Combat in the Elder Scrolls series has a tendency to feel clumsy. Blades and blunt weapons pass through enemies with little friction and casting magic is displayed as nothing more than a fist opening. Part of this is due to Bethesda having to design everything for first-person and third-person perspectives, which puts limits on the animations.

What also doesn’t help is Bethesda’s focus on supplying lots of weapons whereas The Witcher 3 has only a handful of blades for you to worry about. Where you can better customise your loadout is with the magical signs witchers use to create space on the battlefield or ignite enemies. Even the pre-fight preparation helps to vary it up, as you must gather oils for your blades to fight certain beasts, and brew enough potions to help you take on tougher enemies.

The addition of blood splatters, dragon shouts, and slow-mo death scenes in Skyrim were significant improvements to an area the series has struggled with. So, hopefully, The Elder Scrolls VI will have its own share of upgrades. Bethesda should focus on refining the systems and animations, keeping the number of them small in the interest of quality, rather than trying to give as many combat options as possible.

Minigames

The Witcher 3: not short on pubs.

Some of the most popular Skyrim mods add tavern games. Then there are the forums in which people give each other challenges to complete within Skyrim’s world. This makes it pretty obvious that The Elder Scrolls is missing something: minigames.

The Witcher 3’s own minigame, Gwent, has proven popular enough to see it turned into a standalone game. It even has proper tournaments with players competing for thousands of dollars in prizes.

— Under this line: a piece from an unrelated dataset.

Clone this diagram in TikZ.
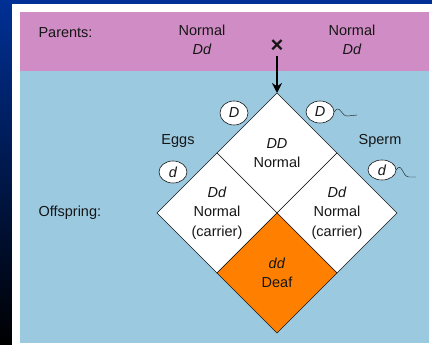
\documentclass[tikz,border=0pt]{standalone}
\usepackage{fontspec}
\setmainfont{Liberation Sans}
\usetikzlibrary{shapes.geometric, arrows.meta, positioning}
\definecolor{deepblue}{RGB}{0,48,150}
\definecolor{parentpink}{RGB}{208,140,196}
\definecolor{offblue}{RGB}{155,201,224}
\definecolor{deaforange}{RGB}{255,128,0}
\definecolor{inkgray}{RGB}{22,22,22}
\tikzset{
  x=1pt, y=-1pt,
  every node/.style={font=\fontsize{14.5}{19.5}\selectfont, align=center, text=inkgray}, % plain label text
  square/.style={diamond, draw=inkgray, thin, fill=white, minimum width=120pt,
    minimum height=120pt, inner sep=0pt, outer sep=0pt}, % one cell of the cross
  gamete/.style={ellipse, draw=inkgray, semithick, fill=white, minimum width=28pt,
    minimum height=22pt, inner sep=0pt, font=\fontsize{14.5}{14.5}\selectfont\itshape},
  tail/.style={draw=inkgray, thin}, % sperm tail
}

\begin{document}
\begin{tikzpicture}
    \useasboundingbox (0,0) rectangle (432,345);
    % backdrop and panels
    \shade[top color=deepblue, bottom color=black] (0,0) rectangle (432,345);
    \fill[white] (12,4) rectangle (432,345);
    \fill[parentpink] (20,12) rectangle (429,71);
    \fill[offblue] (20,71) rectangle (429,343);

    % parents row
    \node[anchor=west] (parents) at (35,33) {Parents:};
    \node (mother) at (202,40) {Normal\\\textit{Dd}};
    \node (father) at (352,40) {Normal\\\textit{Dd}};
    \node[font=\fontsize{22}{22}\selectfont\bfseries] (cross) at (277,46) {×};

    % offspring squares
    \node[square] (sqDD) at (277,153) {\textit{DD}\\Normal};
    \node[square, anchor=north east] (sqDdl) at (sqDD.south west) {\textit{Dd}\\Normal\\(carrier)};
    \node[square, anchor=north west] (sqDdr) at (sqDD.south east) {\textit{Dd}\\Normal\\(carrier)};
    \node[square, fill=deaforange, anchor=north] (sqdd) at (sqDD.south) {\textit{dd}\\Deaf};
    \draw[-{Stealth[length=10pt, width=10pt]}, line width=2.6pt] (cross.south) -- (sqDD.north);

    % labels
    \node[anchor=west] (offspring) at (35,213) {Offspring:};
    \node (eggs) at (178,141) {Eggs};
    \node (sperm) at (380,141) {Sperm};

    % gametes
    \node[gamete, minimum height=24pt] (eggD) at (234,113) {D};
    \node[gamete] (eggd) at (173,172) {d};
    \node[gamete] (spermD) at (320,112) {D};
    \node[gamete, minimum height=20pt] (spermd) at (382,170) {d};
    \draw[tail] (spermD.east) .. controls (340,103) and (341,117) .. (348,116) -- (357,115);
    \draw[tail] (spermd.east) .. controls (402,161) and (402,177) .. (409,177) -- (416,177);
  \end{tikzpicture}
\end{document}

Bethesda has already created its own card game in The Elder Scrolls: Legends, so it would make sense to include it in some form in The Elder Scrolls VI – we all need some downtime. It worked for The Witcher 3 so there’s no reason why a card game with in-game tournaments couldn’t be part of The Elder Scrolls VI. Anything beyond a card game would also be appreciated as an additional pastime – The Witcher 3 had a brawling competition and horse races, for instance.